Osaka Metropolitan University scientists have created a molecule that naturally forms p/n junctions, structures that are vital for converting sunlight into electricity. Their findings offer a promising shortcut to producing more efficient organic thin-film solar cells.
Solar cells convert sunlight directly into electricity. Within each cell, two semiconductors — p-type and n-type — form a p/n junction, where the photovoltaic effect performs the conversion.
Organic thin-film solar cells use carbon-based semiconductors instead of the traditional silicon, making them lightweight, flexible, and economical. They can be incorporated into inks for printing on everyday surfaces such as window films and even clothing. Their efficiency, however, still lags behind that of conventional silicon solar cells.

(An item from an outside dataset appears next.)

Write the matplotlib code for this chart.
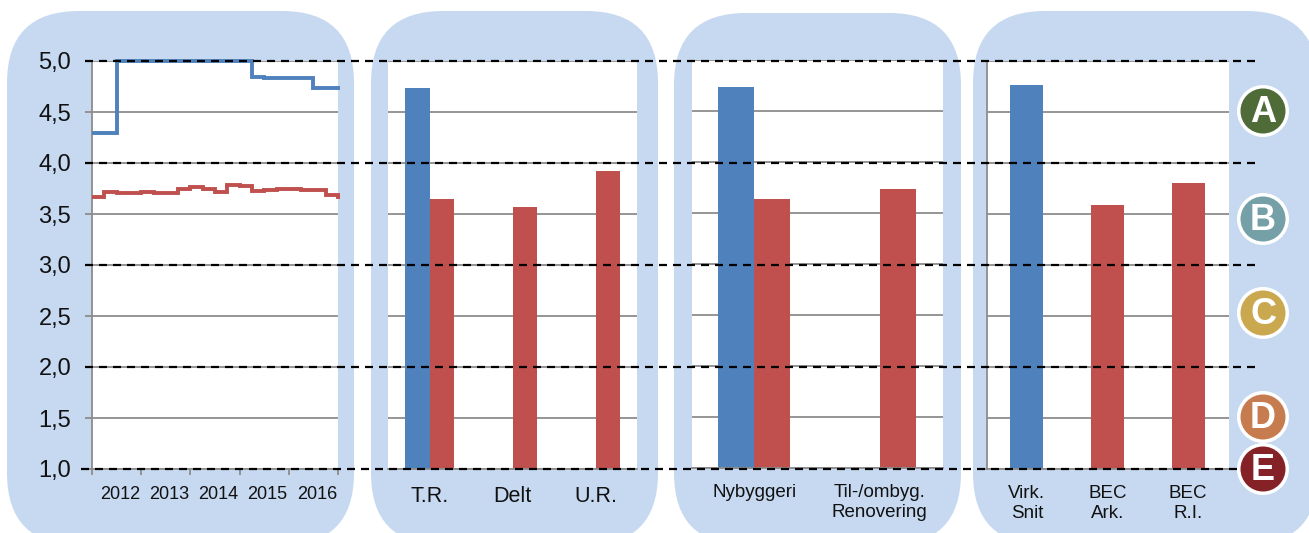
import numpy as np
import matplotlib
matplotlib.use("Agg")
import matplotlib.pyplot as plt
from matplotlib.patches import FancyBboxPatch, Circle

plt.rcParams['font.family'] = ['Liberation Sans', 'DejaVu Sans']

W, H = 1309, 533

# quarterly values, 2012 - 2016 (line runs a little past the plot area)
quarters = np.append(np.arange(21) / 4, 5.04)
blue_line = [4.29, 4.29, 5.0, 5.0, 5.0, 5.0, 5.0, 5.0, 5.0, 5.0, 5.0, 5.0, 5.0,
             4.84, 4.83, 4.83, 4.83, 4.83, 4.74, 4.74, 4.74, 4.74]
red_line = [3.67, 3.72, 3.71, 3.71, 3.72, 3.71, 3.71, 3.75, 3.76, 3.75, 3.72, 3.78, 3.77,
            3.73, 3.74, 3.75, 3.75, 3.74, 3.74, 3.69, 3.67, 3.67]
years = ['2012', '2013', '2014', '2015', '2016']

cats_2 = ['T.R.', 'Delt', 'U.R.']
blue_2 = [4.74, np.nan, np.nan]
red_2 = [3.65, 3.57, 3.92]

cats_3 = ['Nybyggeri', 'Til-/ombyg.\nRenovering']
blue_3 = [4.74, np.nan]
red_3 = [3.64, 3.74]

cats_4 = ['Virk.\nSnit', 'BEC\nArk.', 'BEC\nR.I.']
vals_4 = [4.76, 3.59, 3.80]
colors_4 = ['#4F81BD', '#C0504D', '#C0504D']

yticks = [1, 1.5, 2, 2.5, 3, 3.5, 4, 4.5, 5]
ylabels = ['1,0', '1,5', '2,0', '2,5', '3,0', '3,5', '4,0', '4,5', '5,0']
grades = ['A', 'B', 'C', 'D', 'E']
grade_colors = ['#4F6B38', '#75A0A8', '#C9A850', '#C77C50', '#842228']
grade_y = [111, 219, 313, 417, 469]

BLUE = '#4F81BD'
RED = '#C0504D'
GRID = '#8C8C8C'
PANEL = '#C6D9F1'
TEXT = '#111111'

fig = plt.figure(figsize=(W / 100, H / 100), dpi=100, facecolor='white')

# background layer in pixels
bg = fig.add_axes([0, 0, 1, 1], zorder=0)
bg.set_xlim(0, W)
bg.set_ylim(H, 0)
bg.axis('off')
R = 72
for x0, x1, y0 in [(7, 354, 11), (371, 658, 11), (674, 961, 13), (973, 1318, 11)]:
    bg.add_patch(FancyBboxPatch((x0 + R, y0 + R), x1 - x0 - 2 * R, 545 - y0 - 2 * R,
                                boxstyle=f'round,pad={R},rounding_size={R}',
                                fc=PANEL, ec='none'))


def make_axes(x0, x1, top=61, bottom=469):
    ax = fig.add_axes([x0 / W, 1 - bottom / H, (x1 - x0) / W, (bottom - top) / H], zorder=1)
    ax.set_facecolor('white')
    ax.set_ylim(1, 5)
    ax.set_yticks(yticks)
    ax.grid(axis='y', color=GRID, lw=1.3, zorder=1)
    ax.set_axisbelow(True)
    for s in ['top', 'right', 'left']:
        ax.spines[s].set_visible(False)
    ax.spines['bottom'].set_color(GRID)
    ax.spines['bottom'].set_linewidth(1.3)
    ax.tick_params(axis='y', length=0, labelleft=False)
    ax.tick_params(axis='x', length=0)
    return ax


# panel 1: lines
ax1 = make_axes(92, 338)
ax1.set_xlim(0, 5)
for vals, col in [(blue_line, BLUE), (red_line, RED)]:
    ax1.step(quarters, vals, where='post', color=col, lw=2.8, clip_on=False, zorder=3,
             solid_joinstyle='miter', solid_capstyle='butt')
ax1.spines['left'].set_visible(True)
ax1.spines['left'].set_color(GRID)
ax1.spines['left'].set_linewidth(1.3)
ax1.set_yticks(yticks)
ax1.set_yticklabels(ylabels)
ax1.tick_params(axis='y', length=5, width=1.3, color=GRID, labelleft=True, labelsize=17,
                pad=10, labelcolor=TEXT)
ax1.set_xticks(range(6))
ax1.set_xticklabels([])
ax1.tick_params(axis='x', length=4, width=1.3, color=GRID)
ax1.set_xticks(np.arange(5) + 0.57, labels=years, minor=True)
ax1.tick_params(axis='x', which='minor', length=0, labelsize=13, pad=12, labelcolor=TEXT)

# panel 2: clustered bars
ax2 = make_axes(388, 637)
x2 = np.arange(len(cats_2))
ax2.bar(x2 - 0.145, blue_2, 0.29, color=BLUE, zorder=2)
ax2.bar(x2 + 0.145, red_2, 0.29, color=RED, zorder=2)
ax2.set_xlim(-0.5, 2.5)
ax2.set_ylim(1, 5)
ax2.set_xticks(x2, labels=cats_2)
ax2.tick_params(axis='x', labelsize=15.5, pad=12, labelcolor=TEXT)

# panel 3
ax3 = make_axes(691.5, 942.5, top=60, bottom=468)
x3 = np.arange(len(cats_3))
ax3.bar(x3 - 0.143, blue_3, 0.286, color=BLUE, zorder=2)
ax3.bar(x3 + 0.143, red_3, 0.286, color=RED, zorder=2)
ax3.set_xlim(-0.5, 1.5)
ax3.set_ylim(1, 5)
ax3.set_xticks(x3, labels=cats_3)
ax3.tick_params(axis='x', labelsize=13.5, pad=11.5, labelcolor=TEXT)

# panel 4
ax4 = make_axes(986.5, 1228.5)
x4 = np.arange(len(cats_4))
ax4.bar(x4, vals_4, 0.41, color=colors_4, zorder=2)
ax4.set_xlim(-0.5, 2.5)
ax4.set_ylim(1, 5)
ax4.spines['left'].set_visible(True)
ax4.spines['left'].set_color(GRID)
ax4.spines['left'].set_linewidth(1.3)
ax4.set_xticks(x4, labels=cats_4)
ax4.tick_params(axis='x', labelsize=13.5, pad=11.5, labelcolor=TEXT)
for ax in (ax3, ax4):
    for t in ax.get_xticklabels():
        t.set_linespacing(1.2)

# overlay in pixels: dashed grade lines and grade badges
top = fig.add_axes([0, 0, 1, 1], zorder=5)
top.set_xlim(0, W)
top.set_ylim(H, 0)
top.axis('off')
for y, x0, x1 in [(61, 85, 1258), (163, 85, 1258), (265, 85, 1258), (367, 85, 1258), (469, 81, 1240)]:
    top.plot([x0, x1], [y, y], color='black', lw=1.6, dashes=(3.6, 2.7))
for g, c, y in zip(grades, grade_colors, grade_y):
    top.add_patch(Circle((1263, y), 26, fc='white', ec='none', zorder=6))
    top.add_patch(Circle((1263, y), 22.5, fc=c, ec='none', zorder=7))
    top.text(1263, y + 1, g, color='white', fontsize=26, fontweight='bold',
             ha='center', va='center', zorder=8)

fig.savefig('out.png', dpi=100)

Achieving high performance depends critically on creating an optimal interface between the p-type and n-type materials. Organic solar cells are known for their tunable electronic properties, allowing researchers to change their alignment and morphology to improve the interface; however, optimally tuning them remains challenging.
"The 'p/n heterojunction' must be precisely tuned to enable the rapid separation and transport of charges generated when light is absorbed," said Takeshi Maeda, associate professor at Graduate School of Engineering, Osaka Metropolitan University, and lead author of the study.
"Traditionally, the interfaces are created by physically mixing p-type and n-type molecules," he continued. "But even subtle changes in processing conditions can lead to inconsistent mixing, unstable structures, and reduced device performance."
To address these challenges, an alternative strategy has been actively explored in which p-type and n-type semiconductor components are integrated within a single molecule, allowing nanoscale p/n heterojunctions to be formed solely through molecular self-assembly. However, self-assembly of single molecules is inherently complex. Small differences in solvent or temperature can give rise to multiple competing aggregate structures, making it difficult to reliably obtain well-defined and optimal nanoscale p/n heterojunctions.
Against this background, the team focused on controlling molecular self-assembly to selectively form a well-defined nanoscale p/n heterojunction from a single molecular system.
They designed a donor–acceptor–donor molecule, called TISQ, that integrates a squaraine-based p-type segment (donor) and a naphthalene diimide n-type segment (acceptor) within a single molecule. Linked by amide groups that promote hydrogen bonding, TISQ can spontaneously self-assemble into distinct nanoscale structures, potentially offering a more stable route to built-in p/n heterojunctions.
"We found that TISQ forms either J-type or H-type aggregates depending on the solvent. Both show different electronic behaviors, especially in how efficiently they transport charges when light hits them," Maeda said.
In polar solvents, TISQ forms nanoparticle-like J-type aggregates through a cooperative nucleation–elongation process. In low-polarity solvents, it assembles into fibrous H-type aggregates via an isodesmic, or stepwise, mechanism.
Measurements showed that J-type aggregates exhibit nearly double the photocurrent response of H-type aggregates.
To test device applicability, the team fabricated organic thin-film solar cells incorporating TISQ as a single-component photoactive material. The molecule was shown to form nanoscale p/n heterojunctions through self-assembly, highlighting the feasibility of molecular designs that autonomously organize into functional electronic structures.
"This bottom-up approach provides a platform for exploring how molecular self-organization can be translated into electronic functionality, including organic solar cells and a wide range of organic optoelectronic devices, from photodetectors to light-harvesting systems," Maeda said.
While the power conversion efficiency of the fabricated cells remains low and will require further research before it can be practically applied, the study demonstrates how differences in self-assembled nanoscale p/n heterojunction structures directly influence the photocurrent response in a single-component system.
"Our focus is on developing molecular design strategies that use self-assembly to connect nanoscale p/n heterojunction structures with photoelectronic responses in single-component organic systems," Maeda said. "By deepening this structure–function understanding, we aim to broaden the design space of organic thin-film solar cells and related optoelectronic materials."
The study was published in Angewandte Chemie International Edition.